In sum, all that seems left of the last 70 years of bipartisan foreign policy in the Middle East are three remnant interests that prompt us to paraphrase Trotsky — we may not be interested in the Middle East, but it is interested in us.

Since World War II, the United States has identified a number of national interests in the Greater Middle East, a region often defined quite loosely as the Arab nations (including those of North Africa), Israel, and sometimes Turkey, as well as Iran, the Horn of Africa countries, Afghanistan, and Pakistan.

During the Cold War period, from 1946 to the fall of the Berlin Wall in 1989 and the subsequent collapse of the Soviet Union, American bipartisan foreign policy identified a strategic need for the region’s petroleum. Gulf oil was seen as critical in augmenting America’s own seemingly finite supply or ensuring the free world’s access to it. Thus was born the post-war U.S. realist interest in the Middle East — a region that after the 15th-century discovery of the New World lost the strategic global position it had held since classical antiquity.
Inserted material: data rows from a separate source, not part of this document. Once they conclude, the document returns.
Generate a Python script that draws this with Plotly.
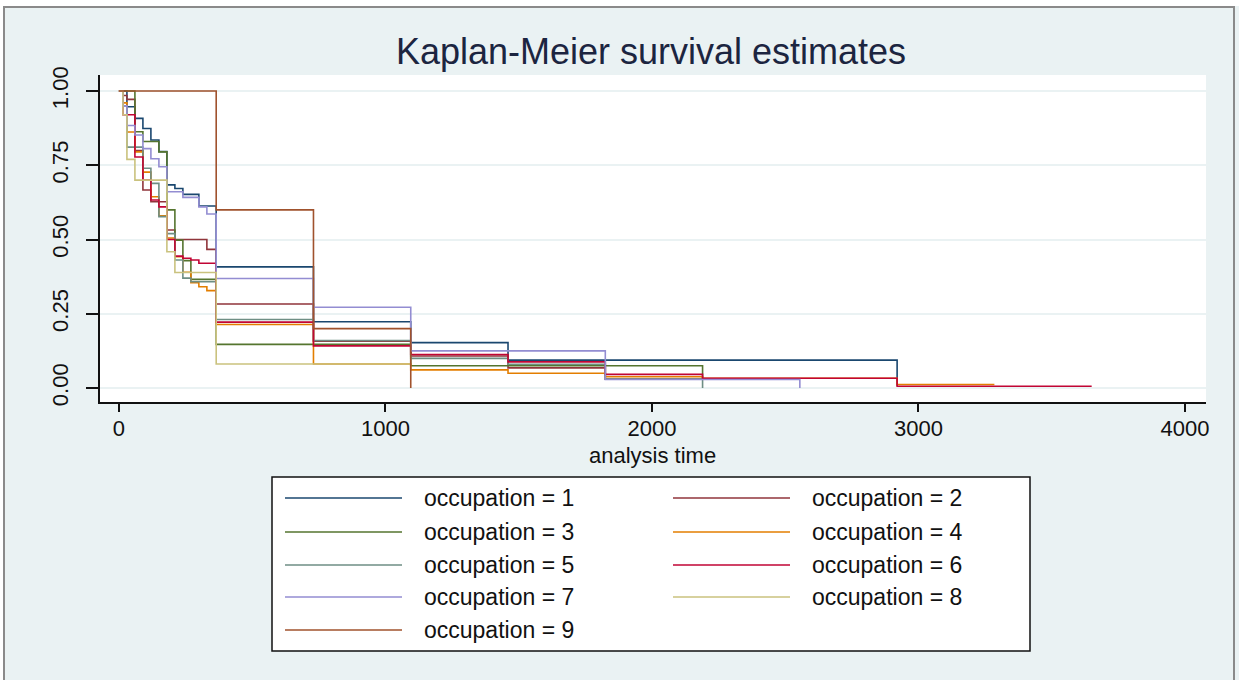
import plotly.graph_objects as go

# ---- data (analysis time in days, Kaplan-Meier survival estimate) ----
labels = ["occupation = 1", "occupation = 2", "occupation = 3", "occupation = 4", "occupation = 5",
          "occupation = 6", "occupation = 7", "occupation = 8", "occupation = 9"]

t1 = [0, 30, 60, 90, 120, 150, 180, 210, 240, 300, 365, 730, 1095, 1460, 2920]
s1 = [1.0, 0.947, 0.908, 0.874, 0.835, 0.796, 0.684, 0.672, 0.652, 0.613, 0.408, 0.223, 0.153, 0.094, 0.008]

t2 = [0, 15, 30, 60, 90, 120, 180, 210, 330, 365, 730, 1095, 1460, 1825, 2555]
s2 = [1.0, 0.985, 0.972, 0.80, 0.667, 0.627, 0.532, 0.50, 0.467, 0.283, 0.158, 0.108, 0.068, 0.03, 0.03]

t3 = [0, 60, 90, 150, 180, 210, 240, 270, 365, 1095, 2190, 2555]
s3 = [1.0, 0.863, 0.83, 0.795, 0.60, 0.498, 0.429, 0.366, 0.147, 0.075, 0.03, 0.03]

t4 = [0, 15, 30, 60, 90, 120, 150, 180, 210, 240, 270, 300, 330, 365, 730, 1095, 1460, 1825, 2190, 2920, 3285]
s4 = [1.0, 0.96, 0.862, 0.795, 0.727, 0.644, 0.58, 0.505, 0.442, 0.39, 0.355, 0.341, 0.328, 0.214, 0.081,
      0.061, 0.05, 0.038, 0.033, 0.012, 0.012]

t5 = [0, 15, 30, 90, 120, 150, 180, 210, 240, 270, 365, 730, 1095, 1460, 1825, 2190]
s5 = [1.0, 0.95, 0.811, 0.74, 0.689, 0.577, 0.52, 0.431, 0.37, 0.358, 0.231, 0.16, 0.10, 0.08, 0.03, 0.0]

t6 = [0, 15, 60, 90, 120, 150, 180, 210, 240, 270, 300, 365, 730, 1095, 1460, 1825, 2190, 2920, 3650]
s6 = [1.0, 0.92, 0.778, 0.70, 0.633, 0.61, 0.50, 0.444, 0.437, 0.431, 0.42, 0.222, 0.142, 0.113, 0.088,
      0.046, 0.033, 0.006, 0.006]

t7 = [0, 15, 30, 60, 90, 120, 150, 180, 240, 300, 330, 365, 730, 1095, 1825, 2555]
s7 = [1.0, 0.95, 0.884, 0.852, 0.806, 0.772, 0.745, 0.661, 0.642, 0.61, 0.586, 0.369, 0.272, 0.125, 0.029, 0.0]

t8 = [0, 15, 30, 60, 180, 210, 365, 1095]
s8 = [1.0, 0.92, 0.77, 0.70, 0.459, 0.389, 0.081, 0.081]

t9 = [0, 365, 730, 1095]
s9 = [1.0, 0.60, 0.20, 0.0]

times = [t1, t2, t3, t4, t5, t6, t7, t8, t9]
surv = [s1, s2, s3, s4, s5, s6, s7, s8, s9]

colors = ["#1A476F", "#90353B", "#55752F", "#E37E00", "#6E8E84",
          "#C10534", "#938DD2", "#CAC27E", "#A0522D"]

x_ticks = [0, 1000, 2000, 3000, 4000]
y_ticks = [0, 0.25, 0.5, 0.75, 1.0]

FONT = "Liberation Sans, Arial, sans-serif"
BG = "#EAF2F3"

fig = go.Figure()
for t, s, c, name in zip(times, surv, colors, labels):
    fig.add_trace(go.Scatter(x=t, y=s, mode="lines", line=dict(color=c, width=1.6, shape="hv"),
                             name=name, showlegend=False))

# plot area pixel geometry helpers (layout only)
L, R, T, B, W, H = 100, 33, 75, 278, 1239, 680
PW, PH = W - L - R, H - T - B


def px(x):
    return (x - L) / PW


def py(y):
    return (H - B - y) / PH


shapes = []
annotations = []

# outer frame
shapes.append(dict(type="rect", xref="paper", yref="paper", x0=px(4), x1=px(1234), y0=py(700), y1=py(7),
                   line=dict(color="#8a8a8a", width=2), fillcolor="rgba(0,0,0,0)", layer="below"))
# white strip outside the frame (top / left)
shapes.append(dict(type="rect", xref="paper", yref="paper", x0=px(-5), x1=px(1250), y0=py(6), y1=py(-5),
                   line=dict(width=0), fillcolor="white", layer="below"))
shapes.append(dict(type="rect", xref="paper", yref="paper", x0=px(-5), x1=px(3), y0=py(700), y1=py(-5),
                   line=dict(width=0), fillcolor="white", layer="below"))

# legend box
shapes.append(dict(type="rect", xref="paper", yref="paper", x0=px(272), x1=px(1030), y0=py(651), y1=py(477),
                   line=dict(color="#111111", width=1.5), fillcolor="white", layer="above"))
rows = [498, 532, 565, 597, 630]
for i, (name, c) in enumerate(zip(labels, colors)):
    r, col = divmod(i, 2)
    yk = rows[r]
    x0, x1, xt = (285, 402, 422) if col == 0 else (673, 790, 810)
    shapes.append(dict(type="line", xref="paper", yref="paper", x0=px(x0), x1=px(x1), y0=py(yk), y1=py(yk),
                       line=dict(color=c, width=1.6), layer="above"))
    annotations.append(dict(xref="paper", yref="paper", x=px(xt), y=py(yk), text=name, showarrow=False,
                            xanchor="left", yanchor="middle", font=dict(family=FONT, size=23, color="#111111")))

# x-axis title
annotations.append(dict(xref="paper", yref="paper", x=px(652), y=py(456), text="analysis time", showarrow=False,
                        xanchor="center", yanchor="middle", font=dict(family=FONT, size=22, color="#111111")))

fig.update_layout(
    width=W, height=H,
    margin=dict(l=L, r=R, t=T, b=B, autoexpand=False),
    paper_bgcolor=BG, plot_bgcolor="white",
    title=dict(text="Kaplan-Meier survival estimates", x=651 / W, xref="container", xanchor="center",
               y=1 - 51 / H, yref="container", yanchor="middle",
               font=dict(family=FONT, size=36, color="#1c2540")),
    shapes=shapes, annotations=annotations, showlegend=False,
)

fig.update_xaxes(range=[-71, 4079], tickvals=x_ticks, ticktext=[str(v) for v in x_ticks],
                 showgrid=False, zeroline=False, showline=True, linecolor="#111111", linewidth=2,
                 ticks="outside", ticklen=8, tickwidth=2, tickcolor="#111111",
                 tickfont=dict(family=FONT, size=22, color="#111111"), ticklabelstandoff=-2)
fig.update_yaxes(range=[-0.047, 1.054], tickvals=y_ticks, ticktext=["%.2f" % v for v in y_ticks],
                 showgrid=True, gridcolor=BG, gridwidth=2, zeroline=False,
                 showline=True, linecolor="#111111", linewidth=2,
                 ticks="outside", ticklen=12, tickwidth=2, tickcolor="#111111", tickangle=-90,
                 tickfont=dict(family=FONT, size=22, color="#111111"), ticklabelstandoff=9)

fig.write_html("out.html", config={"displayModeBar": False},
               post_script="document.body.style.margin='0px';document.body.style.padding='0px';")
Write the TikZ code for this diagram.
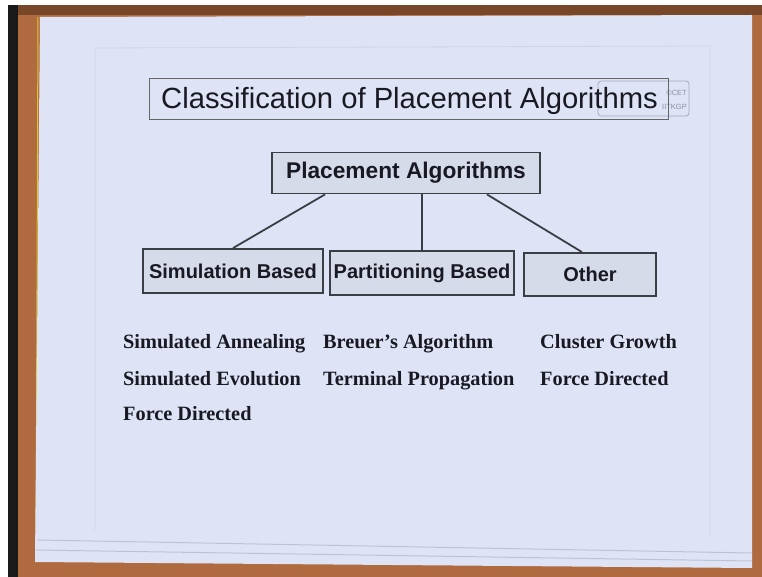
\documentclass[tikz,border=0pt]{standalone}
\usepackage{fontspec}
\setmainfont{Liberation Serif}
\newfontfamily\arialf{Liberation Sans}
\usetikzlibrary{calc}
\definecolor{paper}{RGB}{222,228,245}
\definecolor{paperedge}{RGB}{200,207,225}
\definecolor{boxfill}{RGB}{214,219,234}
\definecolor{wood}{RGB}{176,106,63}
\definecolor{wooddark}{RGB}{120,70,40}
\definecolor{ink}{RGB}{25,25,35}
\definecolor{boxline}{RGB}{60,62,70}
\definecolor{logogray}{RGB}{140,145,165}
\tikzset{
  catbox/.style={draw=boxline, line width=1.8pt, fill=boxfill, inner sep=0pt,
    font=\arialf\bfseries\fontsize{20}{22}\selectfont, text=ink},
  link/.style={draw=boxline, line width=1.8pt},
  item/.style={anchor=base west, inner sep=0pt, text=ink,
    font=\bfseries\fontsize{20.3}{22}\selectfont},
  logotext/.style={text=logogray, inner sep=0pt, font=\arialf\fontsize{7.5}{8}\selectfont}
}
\begin{document}
\begin{tikzpicture}[x=1pt,y=-1pt]
\useasboundingbox (0,0) rectangle (762,577);
% surroundings
\fill[white] (0,0) rectangle (762,577);
\fill[wood] (8,5) rectangle (762,577);
\fill[black!90] (8,5) rectangle (18,577);
\fill[wooddark] (18,5) rectangle (762,15);
\draw[yellow!60!wood, line width=1pt] (38,17) -- (36,562);
% paper stack
\fill[paper] (40,17) -- (752,15) -- (752,568) -- (35,562) -- cycle;
\draw[paperedge!85!gray, line width=1pt] (38,540) -- (752,553);
\draw[paperedge!85!gray, line width=1pt] (36,550) -- (752,561);
% faint page margin lines
\draw[paperedge!70!paper, line width=0.8pt] (95,530) -- (95,48) -- (710,46) -- (710,535);
% title
\node[draw=logogray!70!paper, line width=0.8pt, rounded corners=3pt, minimum width=91, minimum height=35, inner sep=0pt] (logo) at (643.5,98.5) {};
\node[logotext, anchor=south east] (logoa) at (687,96) {\textcopyright CET};
\node[logotext, anchor=south east] (logob) at (687,110) {IITKGP};
\node[draw=gray!80!black, line width=0.8pt, minimum width=519, minimum height=41, inner sep=0pt] (titlebox) at (408.5,98.5) {};
\node[anchor=base west, inner sep=0pt, text=ink, font=\arialf\fontsize{29.2}{32}\selectfont] (title) at (161,109) {Classification of Placement Algorithms};
% tree
\node[catbox, minimum width=268, minimum height=41, font=\arialf\bfseries\fontsize{22.7}{25}\selectfont] (pa) at (406,173) {Placement Algorithms};
\node[catbox, minimum width=180, minimum height=44] (sim) at (233,271) {Simulation Based};
\node[catbox, minimum width=184, minimum height=44] (part) at (422,273) {Partitioning Based};
\node[catbox, minimum width=132, minimum height=43] (oth) at (590,274.5) {Other};
\draw[link] ($(pa.south west)!0.2!(pa.south east)$) -- (sim.north);
\draw[link] (part.north |- pa.south) -- (part.north);
\draw[link] ($(pa.south west)!0.8!(pa.south east)$) -- ($(oth.north)+(-8,0)$);
% lists
\node[item] (s1) at (123,348) {Simulated Annealing};
\node[item] (s2) at (123,385) {Simulated Evolution};
\node[item] (s3) at (123,420) {Force Directed};
\node[item] (p1) at (323,348) {Breuer’s Algorithm};
\node[item] (p2) at (323,385) {Terminal Propagation};
\node[item] (o1) at (540,348) {Cluster Growth};
\node[item] (o2) at (540,385) {Force Directed};
\end{tikzpicture}
\end{document}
The United States backed most prominently the House of Saud and neighboring Persian Gulf monarchies and dictatorships on the rationale that they would endlessly pump oil and sell it to the West at a fair price. British Petroleum enjoyed a more or less controlling oil interest in Iran, and U.S. oil companies had a free hand in Saudi Arabia; both nations maneuvered with other regimes to develop oil-exporting industries. The ensuing conspiracy theories, coups, and succession scraps of Arab and Persian strongmen fueled a half century of “Great Satan” chanting and the burning of American flags on the Middle East street.